▸ Your objective
Transcribe the entries below exactly; leave every image out.

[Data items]
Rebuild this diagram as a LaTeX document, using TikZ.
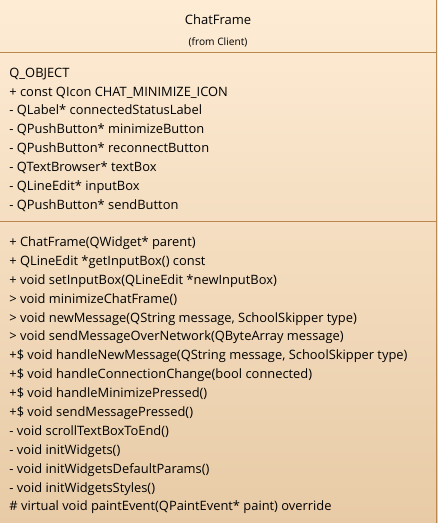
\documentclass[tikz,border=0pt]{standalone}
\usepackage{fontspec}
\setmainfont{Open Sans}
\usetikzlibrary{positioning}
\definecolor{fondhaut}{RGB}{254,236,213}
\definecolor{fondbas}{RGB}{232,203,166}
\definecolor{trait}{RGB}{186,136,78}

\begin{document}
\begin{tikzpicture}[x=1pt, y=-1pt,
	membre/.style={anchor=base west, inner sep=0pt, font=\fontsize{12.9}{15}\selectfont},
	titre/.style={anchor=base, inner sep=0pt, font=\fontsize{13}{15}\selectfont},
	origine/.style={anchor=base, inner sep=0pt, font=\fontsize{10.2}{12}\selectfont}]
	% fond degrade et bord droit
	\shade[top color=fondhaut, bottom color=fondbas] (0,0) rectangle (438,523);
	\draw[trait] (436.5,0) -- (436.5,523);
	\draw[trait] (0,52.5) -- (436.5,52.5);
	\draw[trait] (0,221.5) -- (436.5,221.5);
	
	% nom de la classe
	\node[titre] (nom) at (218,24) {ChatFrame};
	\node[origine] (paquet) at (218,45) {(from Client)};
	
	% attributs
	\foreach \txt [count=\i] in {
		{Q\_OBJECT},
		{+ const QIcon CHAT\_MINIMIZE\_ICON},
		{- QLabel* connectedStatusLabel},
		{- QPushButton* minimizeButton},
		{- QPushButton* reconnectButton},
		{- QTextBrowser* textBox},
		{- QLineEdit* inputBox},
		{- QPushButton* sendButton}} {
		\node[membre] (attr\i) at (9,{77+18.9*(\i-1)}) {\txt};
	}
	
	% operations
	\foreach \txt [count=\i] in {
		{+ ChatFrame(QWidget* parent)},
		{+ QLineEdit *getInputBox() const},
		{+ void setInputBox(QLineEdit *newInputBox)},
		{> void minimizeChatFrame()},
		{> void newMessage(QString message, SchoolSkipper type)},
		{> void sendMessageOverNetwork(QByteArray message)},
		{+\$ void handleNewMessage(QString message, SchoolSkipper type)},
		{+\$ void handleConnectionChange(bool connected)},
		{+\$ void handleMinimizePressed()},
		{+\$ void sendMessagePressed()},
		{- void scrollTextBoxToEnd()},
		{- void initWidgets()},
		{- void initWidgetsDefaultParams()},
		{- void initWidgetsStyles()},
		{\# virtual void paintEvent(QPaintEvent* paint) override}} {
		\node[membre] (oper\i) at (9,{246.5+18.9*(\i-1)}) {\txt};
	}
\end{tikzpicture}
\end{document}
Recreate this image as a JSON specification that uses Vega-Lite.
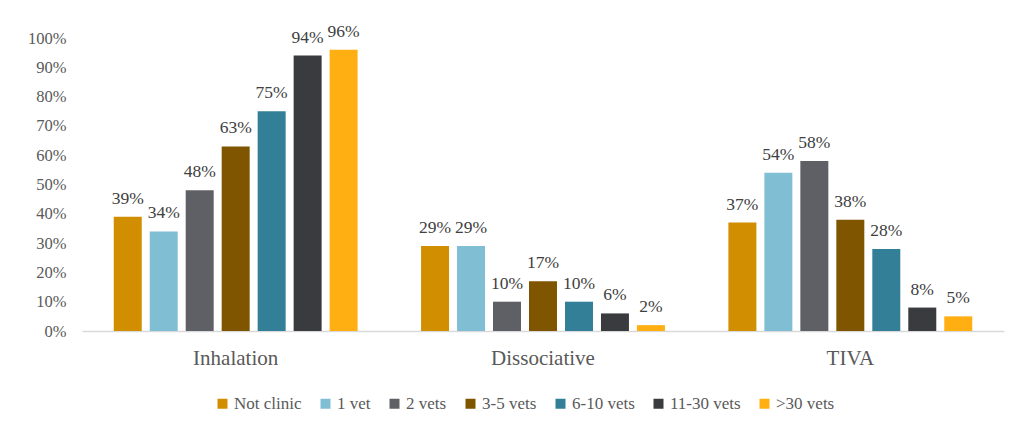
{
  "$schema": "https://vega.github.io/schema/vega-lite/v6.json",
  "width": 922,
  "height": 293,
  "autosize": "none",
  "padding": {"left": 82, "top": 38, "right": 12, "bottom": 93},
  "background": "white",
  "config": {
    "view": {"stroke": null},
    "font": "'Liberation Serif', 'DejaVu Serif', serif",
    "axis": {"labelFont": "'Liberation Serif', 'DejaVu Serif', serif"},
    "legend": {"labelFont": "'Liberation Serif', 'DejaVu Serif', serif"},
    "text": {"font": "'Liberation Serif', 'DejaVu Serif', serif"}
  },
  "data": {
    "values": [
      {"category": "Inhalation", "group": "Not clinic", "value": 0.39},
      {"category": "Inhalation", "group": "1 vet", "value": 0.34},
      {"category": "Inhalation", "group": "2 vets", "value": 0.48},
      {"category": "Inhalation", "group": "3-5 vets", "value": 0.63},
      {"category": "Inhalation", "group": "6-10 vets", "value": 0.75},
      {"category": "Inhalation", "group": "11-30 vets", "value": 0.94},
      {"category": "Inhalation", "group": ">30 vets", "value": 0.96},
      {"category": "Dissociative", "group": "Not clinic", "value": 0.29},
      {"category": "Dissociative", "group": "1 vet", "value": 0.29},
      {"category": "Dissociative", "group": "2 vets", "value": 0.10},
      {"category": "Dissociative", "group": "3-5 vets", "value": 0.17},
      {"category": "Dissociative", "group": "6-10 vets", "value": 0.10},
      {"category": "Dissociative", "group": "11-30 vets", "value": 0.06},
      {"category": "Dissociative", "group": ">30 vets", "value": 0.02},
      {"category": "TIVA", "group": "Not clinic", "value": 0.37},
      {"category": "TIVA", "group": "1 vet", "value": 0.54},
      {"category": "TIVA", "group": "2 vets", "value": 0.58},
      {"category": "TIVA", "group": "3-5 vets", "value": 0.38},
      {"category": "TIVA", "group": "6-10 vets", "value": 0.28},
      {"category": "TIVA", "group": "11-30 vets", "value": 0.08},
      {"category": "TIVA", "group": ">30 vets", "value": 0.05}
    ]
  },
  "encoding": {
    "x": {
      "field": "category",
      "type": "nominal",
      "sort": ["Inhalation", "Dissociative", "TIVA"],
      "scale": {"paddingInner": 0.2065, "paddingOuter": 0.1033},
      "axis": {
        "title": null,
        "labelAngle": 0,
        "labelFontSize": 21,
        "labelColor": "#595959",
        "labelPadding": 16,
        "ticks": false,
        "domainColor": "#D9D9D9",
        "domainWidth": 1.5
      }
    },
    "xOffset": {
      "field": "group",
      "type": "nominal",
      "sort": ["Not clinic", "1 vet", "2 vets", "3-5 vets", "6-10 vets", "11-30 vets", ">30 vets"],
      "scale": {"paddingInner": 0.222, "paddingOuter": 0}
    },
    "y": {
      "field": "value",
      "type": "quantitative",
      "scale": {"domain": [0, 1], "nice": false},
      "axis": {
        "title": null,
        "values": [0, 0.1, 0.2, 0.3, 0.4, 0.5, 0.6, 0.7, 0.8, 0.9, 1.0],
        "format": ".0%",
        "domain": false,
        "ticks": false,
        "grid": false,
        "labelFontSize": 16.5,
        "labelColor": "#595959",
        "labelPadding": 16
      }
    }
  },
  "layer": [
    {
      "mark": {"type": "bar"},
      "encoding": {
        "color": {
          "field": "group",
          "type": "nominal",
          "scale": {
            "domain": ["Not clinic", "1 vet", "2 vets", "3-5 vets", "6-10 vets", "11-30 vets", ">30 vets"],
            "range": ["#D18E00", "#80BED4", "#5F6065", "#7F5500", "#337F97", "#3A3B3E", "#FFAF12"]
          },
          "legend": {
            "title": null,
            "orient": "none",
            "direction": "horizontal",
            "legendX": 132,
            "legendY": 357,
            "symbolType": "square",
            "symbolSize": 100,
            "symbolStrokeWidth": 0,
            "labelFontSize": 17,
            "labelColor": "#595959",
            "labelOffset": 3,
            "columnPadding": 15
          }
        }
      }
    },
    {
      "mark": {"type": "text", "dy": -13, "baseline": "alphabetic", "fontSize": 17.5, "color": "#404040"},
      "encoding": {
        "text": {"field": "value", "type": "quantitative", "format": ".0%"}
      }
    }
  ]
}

▸ Expected output
Rebuild this diagram as a LaTeX document, using TikZ.
\documentclass[tikz,border=0pt]{standalone}
\usepackage{fontspec}
\setmainfont{Open Sans}
\usetikzlibrary{positioning}
\definecolor{fondhaut}{RGB}{254,236,213}
\definecolor{fondbas}{RGB}{232,203,166}
\definecolor{trait}{RGB}{186,136,78}

\begin{document}
\begin{tikzpicture}[x=1pt, y=-1pt,
	membre/.style={anchor=base west, inner sep=0pt, font=\fontsize{12.9}{15}\selectfont},
	titre/.style={anchor=base, inner sep=0pt, font=\fontsize{13}{15}\selectfont},
	origine/.style={anchor=base, inner sep=0pt, font=\fontsize{10.2}{12}\selectfont}]
	% fond degrade et bord droit
	\shade[top color=fondhaut, bottom color=fondbas] (0,0) rectangle (438,523);
	\draw[trait] (436.5,0) -- (436.5,523);
	\draw[trait] (0,52.5) -- (436.5,52.5);
	\draw[trait] (0,221.5) -- (436.5,221.5);
	
	% nom de la classe
	\node[titre] (nom) at (218,24) {ChatFrame};
	\node[origine] (paquet) at (218,45) {(from Client)};
	
	% attributs
	\foreach \txt [count=\i] in {
		{Q\_OBJECT},
		{+ const QIcon CHAT\_MINIMIZE\_ICON},
		{- QLabel* connectedStatusLabel},
		{- QPushButton* minimizeButton},
		{- QPushButton* reconnectButton},
		{- QTextBrowser* textBox},
		{- QLineEdit* inputBox},
		{- QPushButton* sendButton}} {
		\node[membre] (attr\i) at (9,{77+18.9*(\i-1)}) {\txt};
	}
	
	% operations
	\foreach \txt [count=\i] in {
		{+ ChatFrame(QWidget* parent)},
		{+ QLineEdit *getInputBox() const},
		{+ void setInputBox(QLineEdit *newInputBox)},
		{> void minimizeChatFrame()},
		{> void newMessage(QString message, SchoolSkipper type)},
		{> void sendMessageOverNetwork(QByteArray message)},
		{+\$ void handleNewMessage(QString message, SchoolSkipper type)},
		{+\$ void handleConnectionChange(bool connected)},
		{+\$ void handleMinimizePressed()},
		{+\$ void sendMessagePressed()},
		{- void scrollTextBoxToEnd()},
		{- void initWidgets()},
		{- void initWidgetsDefaultParams()},
		{- void initWidgetsStyles()},
		{\# virtual void paintEvent(QPaintEvent* paint) override}} {
		\node[membre] (oper\i) at (9,{246.5+18.9*(\i-1)}) {\txt};
	}
\end{tikzpicture}
\end{document}
Recreate this image as a JSON specification that uses Vega-Lite.
{
  "$schema": "https://vega.github.io/schema/vega-lite/v6.json",
  "width": 922,
  "height": 293,
  "autosize": "none",
  "padding": {"left": 82, "top": 38, "right": 12, "bottom": 93},
  "background": "white",
  "config": {
    "view": {"stroke": null},
    "font": "'Liberation Serif', 'DejaVu Serif', serif",
    "axis": {"labelFont": "'Liberation Serif', 'DejaVu Serif', serif"},
    "legend": {"labelFont": "'Liberation Serif', 'DejaVu Serif', serif"},
    "text": {"font": "'Liberation Serif', 'DejaVu Serif', serif"}
  },
  "data": {
    "values": [
      {"category": "Inhalation", "group": "Not clinic", "value": 0.39},
      {"category": "Inhalation", "group": "1 vet", "value": 0.34},
      {"category": "Inhalation", "group": "2 vets", "value": 0.48},
      {"category": "Inhalation", "group": "3-5 vets", "value": 0.63},
      {"category": "Inhalation", "group": "6-10 vets", "value": 0.75},
      {"category": "Inhalation", "group": "11-30 vets", "value": 0.94},
      {"category": "Inhalation", "group": ">30 vets", "value": 0.96},
      {"category": "Dissociative", "group": "Not clinic", "value": 0.29},
      {"category": "Dissociative", "group": "1 vet", "value": 0.29},
      {"category": "Dissociative", "group": "2 vets", "value": 0.10},
      {"category": "Dissociative", "group": "3-5 vets", "value": 0.17},
      {"category": "Dissociative", "group": "6-10 vets", "value": 0.10},
      {"category": "Dissociative", "group": "11-30 vets", "value": 0.06},
      {"category": "Dissociative", "group": ">30 vets", "value": 0.02},
      {"category": "TIVA", "group": "Not clinic", "value": 0.37},
      {"category": "TIVA", "group": "1 vet", "value": 0.54},
      {"category": "TIVA", "group": "2 vets", "value": 0.58},
      {"category": "TIVA", "group": "3-5 vets", "value": 0.38},
      {"category": "TIVA", "group": "6-10 vets", "value": 0.28},
      {"category": "TIVA", "group": "11-30 vets", "value": 0.08},
      {"category": "TIVA", "group": ">30 vets", "value": 0.05}
    ]
  },
  "encoding": {
    "x": {
      "field": "category",
      "type": "nominal",
      "sort": ["Inhalation", "Dissociative", "TIVA"],
      "scale": {"paddingInner": 0.2065, "paddingOuter": 0.1033},
      "axis": {
        "title": null,
        "labelAngle": 0,
        "labelFontSize": 21,
        "labelColor": "#595959",
        "labelPadding": 16,
        "ticks": false,
        "domainColor": "#D9D9D9",
        "domainWidth": 1.5
      }
    },
    "xOffset": {
      "field": "group",
      "type": "nominal",
      "sort": ["Not clinic", "1 vet", "2 vets", "3-5 vets", "6-10 vets", "11-30 vets", ">30 vets"],
      "scale": {"paddingInner": 0.222, "paddingOuter": 0}
    },
    "y": {
      "field": "value",
      "type": "quantitative",
      "scale": {"domain": [0, 1], "nice": false},
      "axis": {
        "title": null,
        "values": [0, 0.1, 0.2, 0.3, 0.4, 0.5, 0.6, 0.7, 0.8, 0.9, 1.0],
        "format": ".0%",
        "domain": false,
        "ticks": false,
        "grid": false,
        "labelFontSize": 16.5,
        "labelColor": "#595959",
        "labelPadding": 16
      }
    }
  },
  "layer": [
    {
      "mark": {"type": "bar"},
      "encoding": {
        "color": {
          "field": "group",
          "type": "nominal",
          "scale": {
            "domain": ["Not clinic", "1 vet", "2 vets", "3-5 vets", "6-10 vets", "11-30 vets", ">30 vets"],
            "range": ["#D18E00", "#80BED4", "#5F6065", "#7F5500", "#337F97", "#3A3B3E", "#FFAF12"]
          },
          "legend": {
            "title": null,
            "orient": "none",
            "direction": "horizontal",
            "legendX": 132,
            "legendY": 357,
            "symbolType": "square",
            "symbolSize": 100,
            "symbolStrokeWidth": 0,
            "labelFontSize": 17,
            "labelColor": "#595959",
            "labelOffset": 3,
            "columnPadding": 15
          }
        }
      }
    },
    {
      "mark": {"type": "text", "dy": -13, "baseline": "alphabetic", "fontSize": 17.5, "color": "#404040"},
      "encoding": {
        "text": {"field": "value", "type": "quantitative", "format": ".0%"}
      }
    }
  ]
}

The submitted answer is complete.